** BEGIN RECORDED DATA **

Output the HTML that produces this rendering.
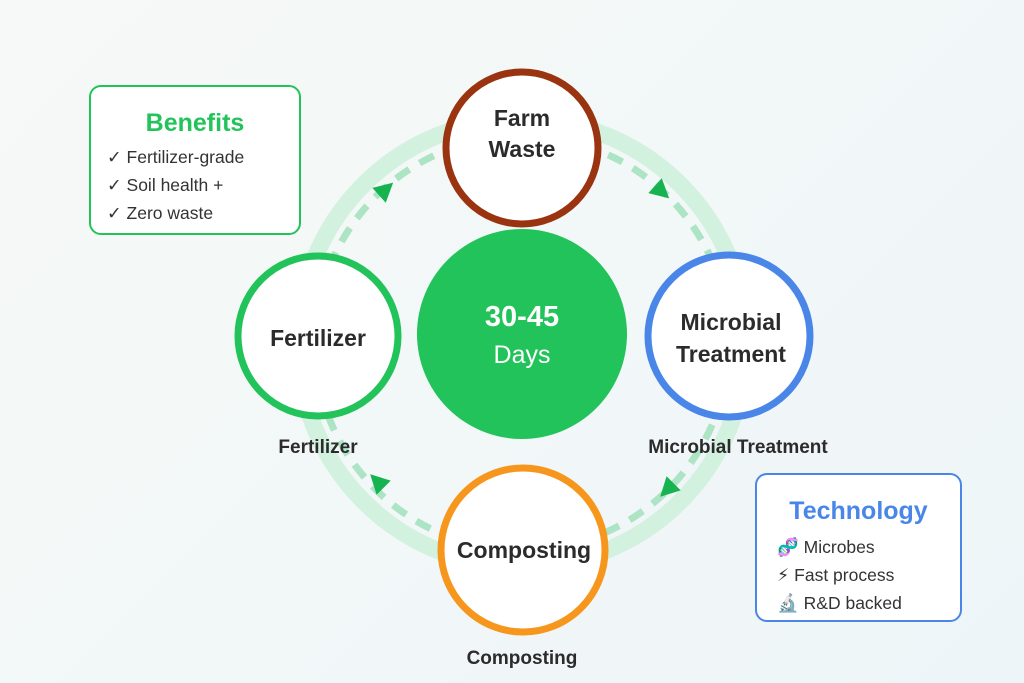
<!DOCTYPE html>
<html><head><meta charset="utf-8"><style>
html,body{margin:0;padding:0}
body{width:1024px;height:683px;overflow:hidden;background:linear-gradient(135deg,#f6f9f7,#eef5f8);font-family:"Liberation Sans","DejaVu Sans",sans-serif}
.box{position:absolute;background:#fff;border-radius:12px;box-sizing:border-box}
.box h3{margin:0;text-align:center;font-size:25px;font-weight:bold}
.box div{font-size:17.5px;color:#333;line-height:28px}
</style></head><body>
<svg width="1024" height="683" style="position:absolute;left:0;top:0">
<circle cx="522" cy="343" r="224" fill="none" stroke="#d2f1df" stroke-width="17"/>
<circle cx="522" cy="343" r="207" fill="none" stroke="#ace4c4" stroke-width="7" stroke-dasharray="16 12"/>
<g fill="#16b350">
<polygon points="11,0 -8,-10 -8,10" transform="translate(385,190) rotate(-42)"/>
<polygon points="11,0 -8,-10 -8,10" transform="translate(661,191) rotate(42)"/>
<polygon points="11,0 -8,-10 -8,10" transform="translate(668,489) rotate(135)"/>
<polygon points="11,0 -8,-10 -8,10" transform="translate(378,482) rotate(-135)"/>
</g>
<circle cx="522" cy="334" r="105" fill="#22c35a"/>
<text x="522" y="326" text-anchor="middle" fill="#fff" font-size="29" font-weight="bold">30-45</text>
<text x="522" y="363" text-anchor="middle" fill="#fff" font-size="25">Days</text>
<circle cx="522" cy="148" r="76" fill="#fff" stroke="#9a3410" stroke-width="7"/>
<text x="522" y="126" text-anchor="middle" fill="#2b2b2b" font-size="23" font-weight="bold">Farm</text>
<text x="522" y="157" text-anchor="middle" fill="#2b2b2b" font-size="23" font-weight="bold">Waste</text>
<circle cx="729" cy="336" r="81" fill="#fff" stroke="#4a86e8" stroke-width="7"/>
<text x="731" y="330" text-anchor="middle" fill="#2b2b2b" font-size="23" font-weight="bold">Microbial</text>
<text x="731" y="362" text-anchor="middle" fill="#2b2b2b" font-size="23" font-weight="bold">Treatment</text>
<circle cx="318" cy="336" r="80" fill="#fff" stroke="#22c35a" stroke-width="7"/>
<text x="318" y="346" text-anchor="middle" fill="#2b2b2b" font-size="23" font-weight="bold">Fertilizer</text>
<circle cx="523" cy="550" r="82" fill="#fff" stroke="#f7961c" stroke-width="7"/>
<text x="524" y="558" text-anchor="middle" fill="#2b2b2b" font-size="23" font-weight="bold">Composting</text>
<text x="318" y="453" text-anchor="middle" fill="#2b2b2b" font-size="19" font-weight="bold">Fertilizer</text>
<text x="738" y="453" text-anchor="middle" fill="#2b2b2b" font-size="19" font-weight="bold">Microbial Treatment</text>
<text x="522" y="664" text-anchor="middle" fill="#2b2b2b" font-size="19" font-weight="bold">Composting</text>
</svg>
<div class="box" style="left:89px;top:85px;width:212px;height:150px;border:2px solid #22c35a;padding:22px 0 0 16px">
<h3 style="color:#22c35a;margin-left:-16px">Benefits</h3>
<div style="margin-top:5px">✓ Fertilizer-grade<br>✓ Soil health +<br>✓ Zero waste</div>
</div>
<div class="box" style="left:755px;top:473px;width:207px;height:149px;border:2px solid #4a86e8;padding:22px 0 0 20px">
<h3 style="color:#4a86e8;margin-left:-20px">Technology</h3>
<div style="margin-top:7px">🧬 Microbes<br>⚡ Fast process<br>🔬 R&amp;D backed</div>
</div>
</body></html>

** END RECORDED DATA **

**REQUIRED TASK**
Return each line exactly as written. Any picture gets left out.

**TASK ANSWER**
Output the HTML that produces this rendering.
<!DOCTYPE html>
<html><head><meta charset="utf-8"><style>
html,body{margin:0;padding:0}
body{width:1024px;height:683px;overflow:hidden;background:linear-gradient(135deg,#f6f9f7,#eef5f8);font-family:"Liberation Sans","DejaVu Sans",sans-serif}
.box{position:absolute;background:#fff;border-radius:12px;box-sizing:border-box}
.box h3{margin:0;text-align:center;font-size:25px;font-weight:bold}
.box div{font-size:17.5px;color:#333;line-height:28px}
</style></head><body>
<svg width="1024" height="683" style="position:absolute;left:0;top:0">
<circle cx="522" cy="343" r="224" fill="none" stroke="#d2f1df" stroke-width="17"/>
<circle cx="522" cy="343" r="207" fill="none" stroke="#ace4c4" stroke-width="7" stroke-dasharray="16 12"/>
<g fill="#16b350">
<polygon points="11,0 -8,-10 -8,10" transform="translate(385,190) rotate(-42)"/>
<polygon points="11,0 -8,-10 -8,10" transform="translate(661,191) rotate(42)"/>
<polygon points="11,0 -8,-10 -8,10" transform="translate(668,489) rotate(135)"/>
<polygon points="11,0 -8,-10 -8,10" transform="translate(378,482) rotate(-135)"/>
</g>
<circle cx="522" cy="334" r="105" fill="#22c35a"/>
<text x="522" y="326" text-anchor="middle" fill="#fff" font-size="29" font-weight="bold">30-45</text>
<text x="522" y="363" text-anchor="middle" fill="#fff" font-size="25">Days</text>
<circle cx="522" cy="148" r="76" fill="#fff" stroke="#9a3410" stroke-width="7"/>
<text x="522" y="126" text-anchor="middle" fill="#2b2b2b" font-size="23" font-weight="bold">Farm</text>
<text x="522" y="157" text-anchor="middle" fill="#2b2b2b" font-size="23" font-weight="bold">Waste</text>
<circle cx="729" cy="336" r="81" fill="#fff" stroke="#4a86e8" stroke-width="7"/>
<text x="731" y="330" text-anchor="middle" fill="#2b2b2b" font-size="23" font-weight="bold">Microbial</text>
<text x="731" y="362" text-anchor="middle" fill="#2b2b2b" font-size="23" font-weight="bold">Treatment</text>
<circle cx="318" cy="336" r="80" fill="#fff" stroke="#22c35a" stroke-width="7"/>
<text x="318" y="346" text-anchor="middle" fill="#2b2b2b" font-size="23" font-weight="bold">Fertilizer</text>
<circle cx="523" cy="550" r="82" fill="#fff" stroke="#f7961c" stroke-width="7"/>
<text x="524" y="558" text-anchor="middle" fill="#2b2b2b" font-size="23" font-weight="bold">Composting</text>
<text x="318" y="453" text-anchor="middle" fill="#2b2b2b" font-size="19" font-weight="bold">Fertilizer</text>
<text x="738" y="453" text-anchor="middle" fill="#2b2b2b" font-size="19" font-weight="bold">Microbial Treatment</text>
<text x="522" y="664" text-anchor="middle" fill="#2b2b2b" font-size="19" font-weight="bold">Composting</text>
</svg>
<div class="box" style="left:89px;top:85px;width:212px;height:150px;border:2px solid #22c35a;padding:22px 0 0 16px">
<h3 style="color:#22c35a;margin-left:-16px">Benefits</h3>
<div style="margin-top:5px">✓ Fertilizer-grade<br>✓ Soil health +<br>✓ Zero waste</div>
</div>
<div class="box" style="left:755px;top:473px;width:207px;height:149px;border:2px solid #4a86e8;padding:22px 0 0 20px">
<h3 style="color:#4a86e8;margin-left:-20px">Technology</h3>
<div style="margin-top:7px">🧬 Microbes<br>⚡ Fast process<br>🔬 R&amp;D backed</div>
</div>
</body></html>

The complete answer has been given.